Recently, it appears that this trend may be reverting, with the likes of Max Graham, Gareth Emery and Skream launching open-to-close tours across the United States and beyond. And they were not single occurrences. In fact, over this past Thanksgiving weekend, m-nus head-honcho Richie Hawtin graced Detroit with an all-night performance for the revival of his infamous JAK party, while Italian techno stalwart Marco Carola graced the Amnesia Ibiza decks with several open-to-close sets over the summer. More famously, he played for 24 hours straight at Sunwaves Festival in Romania this summer, outdoing his Winter Music Conference back-to-back 12+ hour set with Loco Dice at Space earlier in March. Looking into the near future, Italian Life & Death duo Mind Against are playing all night long at Spybar in Chicago tomorrow night while New York promoters Resolute recently announced a 50-hour long party over New Year’s Eve with six performing DJs of the acclaimed Romanian techno collective [a:Rpia;r].

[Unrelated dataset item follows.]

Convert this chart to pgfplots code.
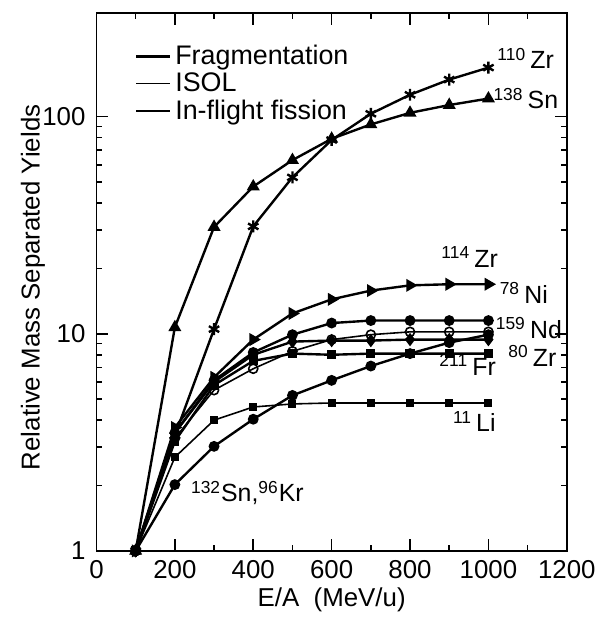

This recent wave of marathon performances has truly been refreshing and a welcomed change. I hope we can learn to appreciate four-hour long sets as the norm rather than the exception. I hope that we, as listeners and lovers of dance music, return to appreciate the craft of a set that tells a complete story from beginning to end. I hope we can grow to support and nurture local talent and resident DJs so they too can flourish and gain the praise and recognition they deserve. Ultimately, I hope we can value quality of music rather than focusing on the sheer quantity of acts on a given line-up. Dance floors will be an entirely better place if we do.